Root Angle Modifications Lead to Improved Rice Yields in Saline FieldsAugust 26, 2020
Scientists from the National Agriculture and Food Research Organization of Japan and partners showed that DEEPER ROOTING 1 (DRO1) homologs could be useful for the controlled breeding of root system architectures that are adapted to abiotic stress conditions caused by climate change. The research article is published in Proceedings of the National Academy of Sciences of the USA (PNAS).
The root system architecture (RSA) of crops can have an impact on their production, especially when exposed to abiotic stress conditions such as drought, waterlogging, and salinity. Thus, through cloning and characterization of qSOR1 (quantitative trait locus for SOIL SURFACE ROOTING 1), a homolog of DRO1 (DEEPER ROOTING 1) that control RGA, a shallower root growth angle (RGA) could improve rice yields in saline paddies.

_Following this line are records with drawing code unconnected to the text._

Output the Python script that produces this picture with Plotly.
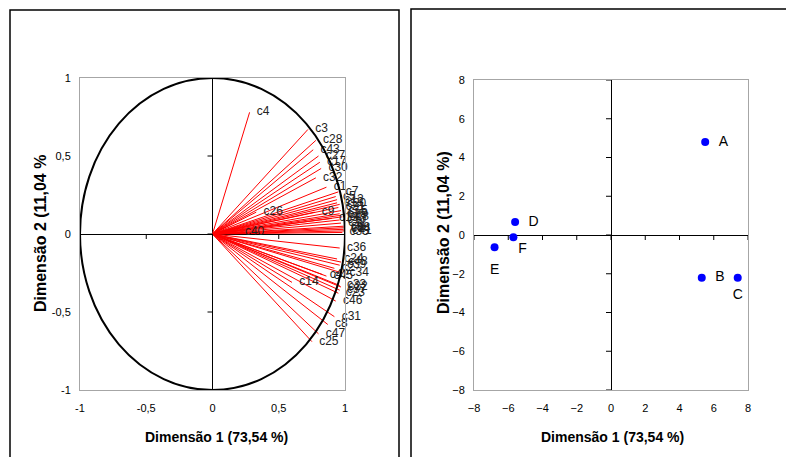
import plotly.graph_objects as go

# ---- Data: variable loadings (correlation circle) ----
var_names = ["c4", "c3", "c28", "c43", "c27", "c17", "c30", "c32", "c1",
             "c7", "c5", "c12", "c13", "c20", "c21", "c15", "c16", "c29", "c18", "c19", "c10", "c11",
             "c26", "c9", "c40",
             "c6", "c38", "c44", "c41", "c35",
             "c36", "c24", "c48", "c39", "c2", "c34", "c42", "c45", "c14",
             "c33", "c22", "c37", "c23", "c46", "c31", "c8", "c47", "c25"]
dim1 = [0.28, 0.72, 0.78, 0.76, 0.80, 0.81, 0.82, 0.78, 0.86,
        0.95, 0.93, 0.94, 0.94, 0.96, 0.95, 0.97, 0.96, 0.97, 0.98, 0.90, 0.96, 0.97,
        0.33, 0.77, 0.19,
        0.99, 0.99, 0.99, 1.00, 0.98,
        0.96, 0.94, 0.97, 0.96, 0.92, 0.98, 0.83, 0.86, 0.60,
        0.96, 0.97, 0.96, 0.95, 0.93, 0.92, 0.87, 0.80, 0.75]
dim2 = [0.78, 0.67, 0.60, 0.54, 0.50, 0.46, 0.42, 0.36, 0.30,
        0.27, 0.24, 0.22, 0.20, 0.19, 0.17, 0.15, 0.13, 0.12, 0.11, 0.10, 0.09, 0.07,
        0.14, 0.14, 0.01,
        0.05, 0.04, 0.03, 0.02, 0.01,
        -0.09, -0.16, -0.18, -0.20, -0.22, -0.25, -0.26, -0.27, -0.31,
        -0.33, -0.34, -0.36, -0.38, -0.43, -0.53, -0.58, -0.64, -0.69]

# ---- Data: individuals (factor map) ----
ind_names = ["A", "B", "C", "D", "E", "F"]
ind_dim1 = [5.5, 5.3, 7.4, -5.6, -6.8, -5.7]
ind_dim2 = [4.8, -2.2, -2.2, 0.67, -0.63, -0.12]
ind_label_pos = ["middle right", "middle right", "bottom center",
                 "middle right", "bottom center", "bottom right"]
ind_label_gap = [20, 20, 16, 20, 24, 6]

left_ticks = [-1, -0.5, 0, 0.5, 1]
left_ticktext = ["-1", "-0,5", "0", "0,5", "1"]
right_ticks = [-8, -6, -4, -2, 0, 2, 4, 6, 8]

x_title = "Dimensão 1 (73,54 %)"
y_title_left = "Dimensão 2 (11,04 %"
y_title_right = "Dimensão 2 (11,04 %)"

W, H = 786, 457
FONT = "Liberation Sans, Arial, sans-serif"

def px_x(p):
    return p / W

def px_y(p):
    return 1 - p / H

fig = go.Figure()

# vectors from origin
lx, ly = [], []
for a, b in zip(dim1, dim2):
    lx += [0, a, None]
    ly += [0, b, None]
fig.add_trace(go.Scatter(x=lx, y=ly, mode="lines", line=dict(color="#ff0000", width=1),
                         hoverinfo="skip", showlegend=False, xaxis="x", yaxis="y"))
fig.add_trace(go.Scatter(x=dim1, y=dim2, mode="markers+text", text=var_names,
                         textposition="middle right", cliponaxis=False,
                         marker=dict(size=10, opacity=0),
                         textfont=dict(family=FONT, size=12, color="#222"),
                         showlegend=False, xaxis="x", yaxis="y"))

# individuals
fig.add_trace(go.Scatter(x=ind_dim1, y=ind_dim2, mode="markers",
                         marker=dict(color="#0000ff", size=8), cliponaxis=False,
                         showlegend=False, xaxis="x2", yaxis="y2"))
fig.add_trace(go.Scatter(x=ind_dim1, y=ind_dim2, mode="markers+text", text=ind_names,
                         textposition=ind_label_pos, cliponaxis=False,
                         marker=dict(size=ind_label_gap, opacity=0),
                         textfont=dict(family=FONT, size=14, color="black"),
                         hoverinfo="skip", showlegend=False, xaxis="x2", yaxis="y2"))

axis_common = dict(showgrid=False, showline=True, mirror=True, linecolor="#a6a6a6",
                   linewidth=1, zeroline=True, zerolinecolor="black", zerolinewidth=1,
                   ticks="", tickfont=dict(family=FONT, size=11, color="black"),
                   fixedrange=True, automargin=False)

fig.update_layout(
    width=W, height=H, autosize=False,
    margin=dict(l=0, r=0, t=0, b=0, pad=0),
    paper_bgcolor="white", plot_bgcolor="white",
    xaxis=dict(domain=[px_x(80), px_x(345)], range=[-1, 1], tickvals=left_ticks,
               ticktext=left_ticktext, anchor="y", ticklabelstandoff=8, **axis_common),
    yaxis=dict(domain=[px_y(390), px_y(78)], range=[-1, 1], tickvals=left_ticks,
               ticktext=left_ticktext, anchor="x", ticklabelstandoff=6, **axis_common),
    xaxis2=dict(domain=[px_x(474), px_x(748)], range=[-8, 8], tickvals=right_ticks,
                anchor="y2", ticklabelstandoff=8, **axis_common),
    yaxis2=dict(domain=[px_y(390), px_y(80)], range=[-8, 8], tickvals=right_ticks,
                anchor="x2", ticklabelstandoff=6, **axis_common),
)

shapes = []
# unit circle
shapes.append(dict(type="circle", xref="x", yref="y", x0=-1, x1=1, y0=-1, y1=1,
                   line=dict(color="black", width=2), layer="above"))
# tick marks on zero axes
for xa, ya, vals in [("x", "y", left_ticks), ("x2", "y2", right_ticks)]:
    for v in vals:
        shapes.append(dict(type="line", xref=xa, yref=ya, x0=v, x1=v, ysizemode="pixel",
                           yanchor=0, y0=0, y1=-5, line=dict(color="black", width=1)))
        shapes.append(dict(type="line", xref=xa, yref=ya, y0=v, y1=v, xsizemode="pixel",
                           xanchor=0, x0=0, x1=-5, line=dict(color="black", width=1)))
# panel borders
shapes.append(dict(type="rect", xref="paper", yref="paper", x0=px_x(10), x1=px_x(399),
                   y0=-0.1, y1=px_y(10), line=dict(color="black", width=1.5)))
shapes.append(dict(type="rect", xref="paper", yref="paper", x0=px_x(411), x1=1.1,
                   y0=-0.1, y1=px_y(9), line=dict(color="black", width=1.5)))
fig.update_layout(shapes=shapes)

title_font = dict(family=FONT, size=14, color="black")
ann = [
    dict(text="<b>" + x_title + "</b>", x=px_x(216), y=px_y(437), xref="paper", yref="paper",
         showarrow=False, font=title_font, xanchor="center", yanchor="middle"),
    dict(text="<b>" + x_title + "</b>", x=px_x(612), y=px_y(437), xref="paper", yref="paper",
         showarrow=False, font=title_font, xanchor="center", yanchor="middle"),
    dict(text="<b>" + y_title_left + "</b>", x=px_x(40), y=px_y(234), xref="paper", yref="paper",
         showarrow=False, font=dict(family=FONT, size=16, color="black"), textangle=-90,
         xanchor="center", yanchor="middle"),
    dict(text="<b>" + y_title_right + "</b>", x=px_x(443), y=px_y(232), xref="paper", yref="paper",
         showarrow=False, font=dict(family=FONT, size=16, color="black"), textangle=-90,
         xanchor="center", yanchor="middle"),
]
fig.update_layout(annotations=ann)

fig.write_html("out.html", config={"responsive": False, "displayModeBar": False},
               post_script="document.body.style.margin='0';document.body.style.padding='0';")
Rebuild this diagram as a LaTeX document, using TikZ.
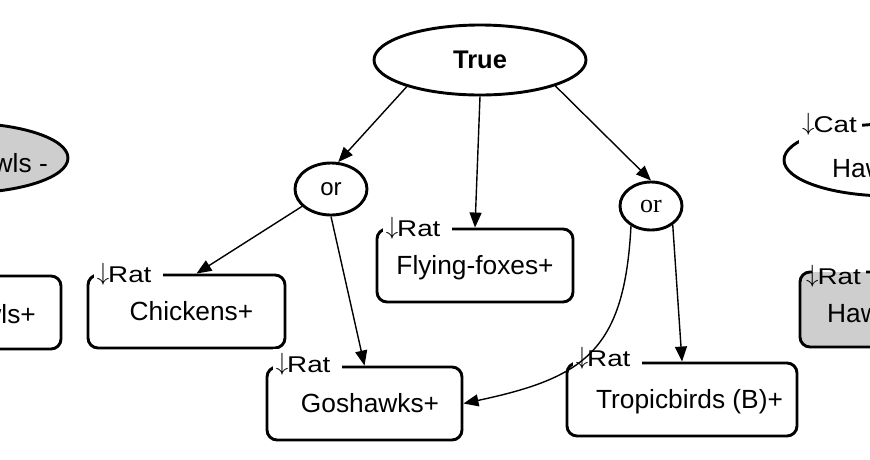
\documentclass[tikz,border=0pt]{standalone}
\usepackage{fontspec}
\setmainfont{Liberation Sans}
\newfontfamily\orserif{Liberation Serif}
\usetikzlibrary{arrows.meta,shapes.geometric}
\definecolor{boxgray}{RGB}{206,206,206}
\newcommand{\dnarr}{\raisebox{2pt}{\fontsize{27}{30}\selectfont$\downarrow$}\kern-1pt}
\newcommand{\wide}[1]{\scalebox{1.22}[1]{#1}}
\tikzset{
  maintext/.style={font=\fontsize{26.3}{30}\selectfont},
  rbox/.style={draw, rectangle, rounded corners=10pt, line width=2.9pt,
    minimum width=#1, minimum height=73pt, inner sep=0pt, fill=white,
    text height=18.7pt, text depth=0pt, font=\fontsize{26.3}{30}\selectfont},
  ell/.style={draw, ellipse, line width=2.9pt, inner sep=0pt, fill=white},
  lbl/.style={fill=white, inner xsep=3pt, inner ysep=4pt, anchor=base west,
    font=\fontsize{22.8}{26}\selectfont},
  arr/.style={-{Triangle[length=15pt,width=12pt]}, line width=1.4pt},
}
\begin{document}
\begin{tikzpicture}[x=1pt,y=-1pt]
\useasboundingbox (0,0) rectangle (870,459);
\clip (0,0) rectangle (870,459);

% partial nodes at the left edge
\node[ell, fill=boxgray, minimum width=212pt, minimum height=70pt] (owlE) at (-38,158) {};
\node[maintext, anchor=base east, inner sep=0pt] (owlEt) at (48,172) {wls -};
\node[rbox=197pt] (owlB) at (-37.5,312.5) {};
\node[maintext, anchor=base east, inner sep=0pt] (owlBt) at (36,323) {wls+};

% partial nodes at the right edge
\node[ell, minimum width=212pt, minimum height=72pt] (hawE) at (890,160) {};
\node[maintext, anchor=base west, inner sep=0pt] (hawEt) at (832,177) {Haw};
\node[lbl, inner ysep=8pt] (lcat) at (799,132) {\dnarr\wide{Cat}\kern2pt};
\node[rectangle, rounded corners=10pt, fill=boxgray, minimum width=196pt,
  minimum height=75pt, inner sep=0pt, outer sep=0pt] (hawB) at (898,309.5) {};
\node[lbl, fill=none] (lhaw) at ([xshift=3pt,yshift=-12pt]hawB.north west) {\dnarr\wide{Rat}\kern2pt};
\draw[line width=2.9pt, rounded corners=10pt] (lhaw.east |- hawB.north) -- (hawB.north east)
  -- (hawB.south east) -- (hawB.south west) -- (hawB.north west) -- ([xshift=12pt]hawB.north west);
\node[maintext, anchor=base west, inner sep=0pt] (hawBt) at (827,322) {Haw};

% main nodes
\node[ell, minimum width=212pt, minimum height=70pt,
  font=\bfseries\fontsize{25.5}{30}\selectfont] (true) at (480,60) {True};
\node[ell, minimum width=72pt, minimum height=52pt,
  font=\fontsize{24}{28}\selectfont] (orL) at (331,189) {or};
\node[ell, minimum width=62pt, minimum height=48pt,
  font=\orserif\fontsize{26}{30}\selectfont] (orR) at (651,206) {or};

\node[rbox=196pt] (ff) at (475,265.5) {Flying-foxes+};
\node[rbox=197pt] (chk) at (186.5,311.5) {\hspace*{10pt}Chickens+};
\node[rbox=195pt] (gos) at (364.5,403.5) {\hspace*{11pt}Goshawks+};
\node[rbox=230pt] (trop) at (682,399.5) {\hspace*{15pt}Tropicbirds (B)+};

\node[lbl] (lff) at ([xshift=7pt,yshift=-9pt]ff.north west) {\dnarr\wide{Rat}\kern9pt};
\node[lbl] (lchk) at ([xshift=7pt,yshift=-9pt]chk.north west) {\dnarr\wide{Rat}\kern9pt};
\node[lbl] (lgos) at ([xshift=7pt,yshift=-7pt]gos.north west) {\dnarr\wide{Rat}\kern9pt};
\node[lbl] (ltrop) at ([xshift=7pt,yshift=-5pt]trop.north west) {\dnarr\wide{Rat}\kern9pt};

% connectors
\draw[arr] (true.200) -- (orL.75);
\draw[arr] (true.south) -- (ff.north);
\draw[arr] (true.341) -- (orR.north);
\draw[arr] (orL.211) -- ([xshift=10pt]chk.north);
\draw[arr] (orL.south) -- (gos.north);
\draw[arr] (orR.225) to[out=-93, in=12, looseness=1.3] (gos.east);
\draw[arr] (orR.319) -- (trop.north);
\end{tikzpicture}
\end{document}
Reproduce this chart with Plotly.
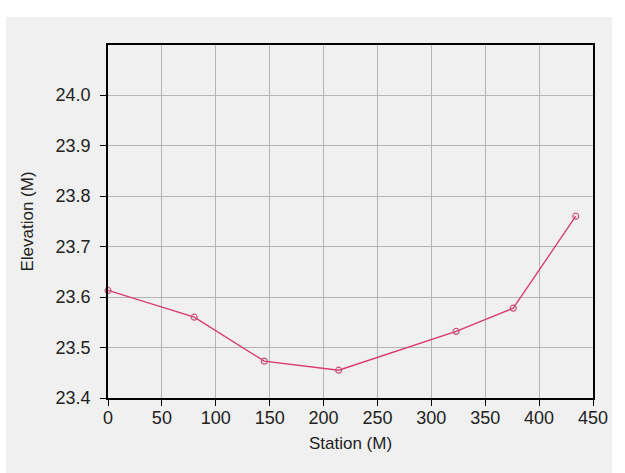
import plotly.graph_objects as go

# Surveyed cross-section profile
station = [0, 80, 145, 214, 323, 376, 434]
elevation = [23.613, 23.560, 23.473, 23.455, 23.532, 23.578, 23.760]

x_ticks = [0, 50, 100, 150, 200, 250, 300, 350, 400, 450]
y_ticks = [23.4, 23.5, 23.6, 23.7, 23.8, 23.9, 24.0]

FONT = "Liberation Sans, Arial"

fig = go.Figure()
fig.add_trace(go.Scatter(
    x=station, y=elevation, mode="lines+markers",
    line=dict(color="#d9376e", width=1.3),
    marker=dict(symbol="circle-open", size=6, color="#c8557a", line=dict(width=1.2)),
    cliponaxis=False, showlegend=False,
))

# light grey panel behind the chart
fig.add_shape(type="rect", xref="paper", yref="paper",
              x0=-102/485, x1=(612-108)/485, y0=-75/353, y1=(398-17)/353,
              fillcolor="#f0f0f0", line=dict(width=0), layer="below")

axis_common = dict(
    showline=True, linecolor="black", linewidth=1.5, mirror=True,
    showgrid=True, gridcolor="#b4b4b4", gridwidth=1,
    ticks="outside", ticklen=6, tickcolor="black", tickwidth=1,
    zeroline=False,
    tickfont=dict(family=FONT, size=18, color="#222"),
)

fig.update_xaxes(range=[0, 450], tickvals=x_ticks, ticktext=[str(v) for v in x_ticks],
                 ticklabelstandoff=-3,
                 title=dict(text="Station (M)", standoff=10,
                            font=dict(family=FONT, size=17, color="#222")),
                 **axis_common)
fig.update_yaxes(range=[23.4, 24.099], tickvals=y_ticks, ticktext=[f"{v:.1f}" for v in y_ticks],
                 ticklabelstandoff=6,
                 title=dict(text="Elevation (M)", standoff=18,
                            font=dict(family=FONT, size=17, color="#222")),
                 **axis_common)

fig.update_layout(
    width=625, height=473,
    margin=dict(l=108, r=32, t=45, b=75),
    paper_bgcolor="white", plot_bgcolor="white",
)

fig.write_html("out.html")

CRISPR-Cas9 assays showed that other homologs of DRO1 are also linked to RGA. Results indicated that natural versions of the DRO1 homologs could be used to regulate RSA variations in rice. In saline paddies, near-isogenic lines with qSOR1 loss-of-function allele had soil-surface roots which allowed the rice plants to sidestep the reducing stresses of saline soils, leading to better yields compared to the parental cultivars without SOR.